Unfavourable geographic orientation, facing the north side will increase the risk of peeling as an effect of the frost-defrost cycle, but this doesn’t mean roofs shouldn’t face north.

Excessive use of mortar and strong mortar will greatly increase the risk of peeling, especially near the ridgeline. Mortar absorbs more water and releases it slower than clay. Clay pieces in contact with mortar are more exposed to frost-defrost cycles and will usually be the first to present problems.

This problem can be prevented by resorting to execution techniques – especially on the ridgeline – that do not use mortar and instead allow for proper ventilation, thus contributing to the optimal functioning and longevity of a roof.

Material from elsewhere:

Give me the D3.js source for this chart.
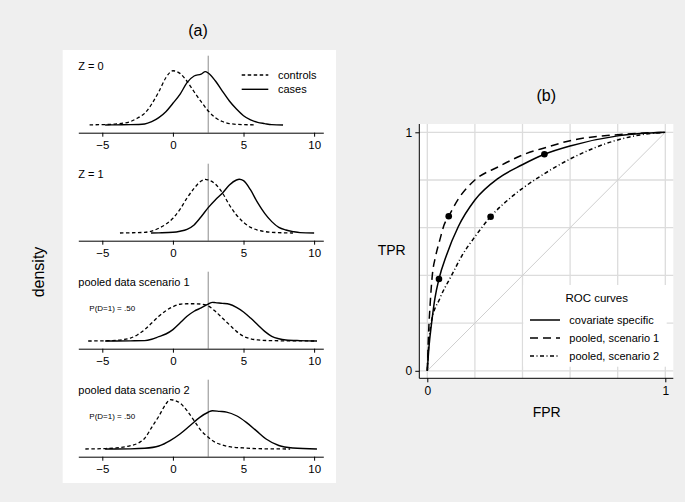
<!DOCTYPE html>
<html>
<head>
<meta charset="utf-8">
<script src="https://cdn.jsdelivr.net/npm/d3@7"></script>
<style>
  body { margin: 0; background: #efefef; }
  svg { display: block; font-family: "Liberation Sans", Arial, sans-serif; }
</style>
</head>
<body>
<svg width="685" height="502"></svg>
<script>
// ---------- DATA ----------
const densityTicks = [-5, 0, 5, 10];
const threshold = 2.5;
const panelLabels = ["Z = 0", "Z = 1", "pooled data scenario 1", "pooled data scenario 2"];
const prevalenceLabel = "P(D=1) = .50";
const groupLabels = ["controls", "cases"];

// [x, density]
const z0Controls = [[-5.9,0.001],[-5,0.002],[-4,0.006],[-3,0.02],[-2.5,0.04],[-2,0.067],[-1.5,0.12],[-1,0.19],[-0.5,0.27],[0,0.31],[0.5,0.295],[1,0.25],[1.5,0.19],[2,0.133],[2.5,0.08],[3,0.042],[3.5,0.02],[4,0.008],[5,0.002],[5.9,0.001]];
const z0Cases = [[-4.8,0],[-4,0.001],[-3,0.002],[-2,0.006],[-1.5,0.019],[-1,0.042],[-0.5,0.076],[0,0.124],[0.5,0.175],[1,0.242],[1.5,0.28],[2,0.291],[2.3,0.305],[2.5,0.297],[3,0.253],[3.5,0.194],[4,0.137],[4.5,0.091],[5,0.053],[5.5,0.029],[6,0.015],[6.5,0.008],[7,0.002],[7.8,0]];
const z1Controls = [[-3.75,0],[-3,0.001],[-2,0.004],[-1.5,0.011],[-1,0.027],[-0.5,0.05],[0,0.084],[0.5,0.135],[1,0.2],[1.5,0.255],[2,0.297],[2.3,0.307],[2.5,0.303],[3,0.28],[3.5,0.23],[4,0.16],[4.5,0.103],[5,0.061],[5.5,0.032],[6,0.017],[7,0.004],[8.5,0]];
const z1Cases = [[-1.55,0],[-1,0.001],[0,0.004],[0.5,0.01],[1,0.021],[1.5,0.046],[2,0.093],[2.5,0.145],[3,0.189],[3.5,0.227],[4,0.274],[4.5,0.303],[4.7,0.307],[5,0.299],[5.5,0.246],[6,0.173],[6.5,0.112],[7,0.065],[7.5,0.032],[8,0.017],[8.5,0.008],[9,0.002],[10,0]];
const pool1Controls = [[-6,0],[-5,0.001],[-4,0.004],[-3,0.017],[-2.5,0.036],[-2,0.065],[-1.5,0.103],[-1,0.141],[-0.5,0.173],[0,0.196],[0.5,0.21],[1,0.213],[1.5,0.213],[2,0.211],[2.5,0.2],[3,0.17],[3.5,0.131],[4,0.093],[4.5,0.055],[5,0.027],[5.5,0.013],[6,0.006],[7,0.002],[8,0.001],[10.2,0]];
const pool1Cases = [[-4.8,0],[-3,0.001],[-2,0.002],[-1.5,0.01],[-1,0.025],[-0.5,0.04],[0,0.065],[0.5,0.103],[1,0.141],[1.5,0.17],[2,0.189],[2.5,0.211],[2.8,0.221],[3,0.219],[3.5,0.215],[4,0.21],[4.5,0.192],[5,0.166],[5.5,0.131],[6,0.093],[6.5,0.055],[7,0.027],[7.5,0.013],[8,0.006],[9,0.002],[10.2,0]];
const pool2Controls = [[-6.2,0],[-5,0.002],[-4,0.006],[-3,0.019],[-2.5,0.032],[-2,0.061],[-1.5,0.124],[-1,0.187],[-0.5,0.257],[-0.2,0.282],[0,0.28],[0.5,0.263],[1,0.219],[1.5,0.162],[2,0.105],[2.5,0.067],[3,0.038],[3.5,0.023],[4,0.013],[5,0.006],[6,0.002],[8.3,0]];
const pool2Cases = [[-4.8,0],[-3,0.001],[-2,0.004],[-1,0.017],[-0.2,0.048],[0.5,0.086],[1.2,0.133],[1.9,0.181],[2.5,0.21],[2.8,0.219],[3.3,0.215],[3.8,0.211],[4.5,0.19],[5.2,0.152],[5.9,0.105],[6.6,0.057],[7.5,0.02],[8.5,0.006],[10.2,0]];

// ROC curves: [FPR, TPR]
const rocTicks = [0, 1];
const rocGrid = [0, 0.2, 0.4, 0.6, 0.8, 1];
const rocNames = ["covariate specific", "pooled, scenario 1", "pooled, scenario 2"];
const rocCovariate = [[0,0],[0.007,0.1],[0.018,0.2],[0.032,0.304],[0.049,0.385],[0.081,0.486],[0.13,0.604],[0.2,0.716],[0.298,0.807],[0.397,0.863],[0.492,0.908],[0.604,0.944],[0.8,0.985],[1,1]];
const rocPooled1 = [[0,0],[0.005,0.15],[0.012,0.28],[0.021,0.4],[0.035,0.48],[0.053,0.55],[0.07,0.61],[0.09,0.648],[0.13,0.72],[0.2,0.8],[0.3,0.856],[0.4,0.905],[0.5,0.937],[0.6,0.965],[0.8,0.99],[1,1]];
const rocPooled2 = [[0,0],[0.007,0.123],[0.016,0.2],[0.053,0.304],[0.102,0.4],[0.144,0.48],[0.2,0.562],[0.266,0.646],[0.355,0.73],[0.4,0.765],[0.474,0.815],[0.604,0.89],[0.8,0.968],[0.894,0.989],[1,1]];
const rocPointsCov = [[0.049,0.385],[0.492,0.908]];
const rocPointsPool1 = [[0.09,0.648]];
const rocPointsPool2 = [[0.266,0.646]];

// ---------- SETUP ----------
const svg = d3.select("svg");
const dashShort = "3.5,2.5";
const dashLong = "8,5";
const dashDot = "4,2.5,1,2.5";

// ---------- PANEL (a): DENSITIES ----------
svg.append("rect")
  .attr("x", 62.7).attr("y", 50)
  .attr("width", 273.3).attr("height", 433)
  .attr("fill", "#fff");

svg.append("text")
  .attr("x", 198).attr("y", 35.5)
  .attr("text-anchor", "middle")
  .attr("font-size", 16)
  .text("(a)");

svg.append("text")
  .attr("transform", "translate(38,272) rotate(-90)")
  .attr("dy", "0.35em")
  .attr("text-anchor", "middle")
  .attr("font-size", 16)
  .text("density");

const xD = d3.scaleLinear().domain([-6.7, 10.65]).range([78.3, 323.3]);

const panels = [
  [z0Controls, z0Cases],
  [z1Controls, z1Cases],
  [pool1Controls, pool1Cases],
  [pool2Controls, pool2Cases]
];

panels.forEach((pair, i) => {
  const axisY = 132.7 + i * 108;
  const yD = d3.scaleLinear().domain([0, 0.4]).range([axisY - 7.7, axisY - 77.7]);
  const line = d3.line()
    .x((d) => xD(d[0]))
    .y((d) => yD(d[1]))
    .curve(d3.curveMonotoneX);

  const g = svg.append("g");

  // threshold line
  g.append("line")
    .attr("x1", xD(threshold)).attr("x2", xD(threshold))
    .attr("y1", axisY - 77).attr("y2", axisY)
    .attr("stroke", "#8c8c8c").attr("stroke-width", 1);

  // x axis
  const axisG = g.append("g")
    .attr("transform", `translate(0,${axisY})`)
    .call(d3.axisBottom(xD).tickValues(densityTicks).tickSize(4).tickSizeOuter(0).tickPadding(4));
  axisG.selectAll("text").attr("font-size", 11.5).attr("fill", "#000")
    .attr("font-family", "Liberation Sans, Arial, sans-serif");
  axisG.selectAll("line, path").attr("stroke", "#000");

  // curves
  g.append("path").datum(pair[0])
    .attr("d", line)
    .attr("fill", "none").attr("stroke", "#000")
    .attr("stroke-width", 1.3).attr("stroke-dasharray", dashShort);
  g.append("path").datum(pair[1])
    .attr("d", line)
    .attr("fill", "none").attr("stroke", "#000")
    .attr("stroke-width", 1.4);

  // labels
  g.append("text")
    .attr("x", 78.3).attr("y", axisY - 62.5)
    .attr("font-size", 11)
    .text(panelLabels[i]);
  if (i >= 2) {
    g.append("text")
      .attr("x", 89.3).attr("y", axisY - 38)
      .attr("font-size", 8)
      .text(prevalenceLabel);
  }
});

// legend panel 1
const legA = svg.append("g");
[[75, dashShort], [89.3, null]].forEach(([ly, dash], k) => {
  legA.append("line")
    .attr("x1", 241.7).attr("x2", 268.3)
    .attr("y1", ly).attr("y2", ly)
    .attr("stroke", "#000").attr("stroke-width", 1.4)
    .attr("stroke-dasharray", dash);
  legA.append("text")
    .attr("x", 278).attr("y", ly + 4)
    .attr("font-size", 11)
    .text(groupLabels[k]);
});

// ---------- PANEL (b): ROC ----------
const xR = d3.scaleLinear().domain([0, 1]).range([427.3, 665.3]);
const yR = d3.scaleLinear().domain([0, 1]).range([370.8, 132.3]);
const plotLeft = 419.3, plotRight = 673.3, plotTop = 124, plotBottom = 378.3;

svg.append("text")
  .attr("x", 546.3).attr("y", 100.5)
  .attr("text-anchor", "middle")
  .attr("font-size", 16)
  .text("(b)");

svg.append("rect")
  .attr("x", plotLeft).attr("y", plotTop)
  .attr("width", plotRight - plotLeft).attr("height", plotBottom - plotTop)
  .attr("fill", "#fff");

const grid = svg.append("g").attr("stroke", "#dcdcdc").attr("stroke-width", 1.3);
grid.selectAll(".gx").data(rocGrid).enter().append("line")
  .attr("x1", (d) => xR(d)).attr("x2", (d) => xR(d))
  .attr("y1", plotTop).attr("y2", plotBottom);
grid.selectAll(".gy").data(rocGrid).enter().append("line")
  .attr("x1", plotLeft).attr("x2", plotRight)
  .attr("y1", (d) => yR(d)).attr("y2", (d) => yR(d));

// diagonal
svg.append("line")
  .attr("x1", xR(0)).attr("y1", yR(0))
  .attr("x2", xR(1)).attr("y2", yR(1))
  .attr("stroke", "#cfcfcf").attr("stroke-width", 1);

// legend box (drawn before curves, covers grid)
const legX = 523.3, legY = 285;
svg.append("rect")
  .attr("x", legX).attr("y", legY)
  .attr("width", 143.4).attr("height", 81.7)
  .attr("fill", "#fff");

const rocLine = d3.line()
  .x((d) => xR(d[0]))
  .y((d) => yR(d[1]))
  .curve(d3.curveMonotoneX);

const rocSeries = [
  [rocCovariate, null, rocPointsCov],
  [rocPooled1, dashLong, rocPointsPool1],
  [rocPooled2, dashDot, rocPointsPool2]
];

rocSeries.forEach(([pts, dash, dots]) => {
  svg.append("path").datum(pts)
    .attr("d", rocLine)
    .attr("fill", "none").attr("stroke", "#000")
    .attr("stroke-width", 1.5)
    .attr("stroke-dasharray", dash);
  svg.selectAll(null).data(dots).enter().append("circle")
    .attr("cx", (d) => xR(d[0])).attr("cy", (d) => yR(d[1]))
    .attr("r", 3.3).attr("fill", "#000");
});

// axes
const axL = svg.append("g")
  .attr("transform", `translate(${plotLeft},0)`)
  .call(d3.axisLeft(yR).tickValues(rocTicks).tickFormat(d3.format("d")).tickSize(4).tickPadding(3));
axL.select(".domain").remove();
const axB = svg.append("g")
  .attr("transform", `translate(0,${plotBottom})`)
  .call(d3.axisBottom(xR).tickValues(rocTicks).tickFormat(d3.format("d")).tickSize(4).tickPadding(4));
axB.select(".domain").remove();
[axL, axB].forEach((a) => {
  a.selectAll("text").attr("font-size", 12).attr("fill", "#000")
    .attr("font-family", "Liberation Sans, Arial, sans-serif");
  a.selectAll("line").attr("stroke", "#000");
});
svg.append("line")
  .attr("x1", plotLeft).attr("x2", plotLeft).attr("y1", plotTop).attr("y2", plotBottom)
  .attr("stroke", "#000");
svg.append("line")
  .attr("x1", plotLeft).attr("x2", plotRight).attr("y1", plotBottom).attr("y2", plotBottom)
  .attr("stroke", "#000");

svg.append("text")
  .attr("x", 391.7).attr("y", 250).attr("dy", "0.35em")
  .attr("text-anchor", "middle").attr("font-size", 14)
  .text("TPR");
svg.append("text")
  .attr("x", 546.7).attr("y", 411.7).attr("dy", "0.35em")
  .attr("text-anchor", "middle").attr("font-size", 14)
  .text("FPR");

// legend entries
svg.append("text")
  .attr("x", 596.7).attr("y", 301.5)
  .attr("text-anchor", "middle").attr("font-size", 11.5)
  .text("ROC curves");
rocSeries.forEach(([, dash], k) => {
  const ly = 320 + k * 18;
  svg.append("line")
    .attr("x1", 530).attr("x2", 560)
    .attr("y1", ly).attr("y2", ly)
    .attr("stroke", "#000").attr("stroke-width", 1.5)
    .attr("stroke-dasharray", dash);
  svg.append("text")
    .attr("x", 569.3).attr("y", ly + 4)
    .attr("font-size", 11)
    .text(rocNames[k]);
});
</script>
</body>
</html>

As has been pointed out, this type of problem will be visible near the ridgeline and in areas in contact with mortar. It will usually affect friezes and ribs first and then move on to the hollow (in the case of the Lusa tile).
Once peeling occurs, all affected roof tiles must be substituted. However, in many cases a complete re-roofing will be necessary.

Water infiltration

As has been mentioned before, being watertight is one of the basic functions of a roof. However, infiltrations are not uncommon, and the quality of the products used is not always the cause.
Many factors may lead to the  occurrence of infiltrations, such as insufficient inclination and/or incorrect application of elements. The critical points are:

  • Ridges;
  • Walls and chimneys;
  • Roof tile fittings;
  • Joists (where water converges);
  • Eaves.

It is never too much to emphasise the importance of two fundamental factors that will reduce the risk of infiltrations on a roof: adequate inclination and correct product application.

Differences in tone

Differences in tone are a result of the ceramic process and the use of raw materials. In some cases, different shades are a much sought after aesthetical effect that is intentionally put in place by producing roof tiles with a more thorough finishing work.

However, when the intended effect is a homogenous tone, it is advisable to use differently shaded tiles.

The differences in tone of clay pieces affect merely the aesthetical aspect of a roof and do not interfere with their functional characteristics.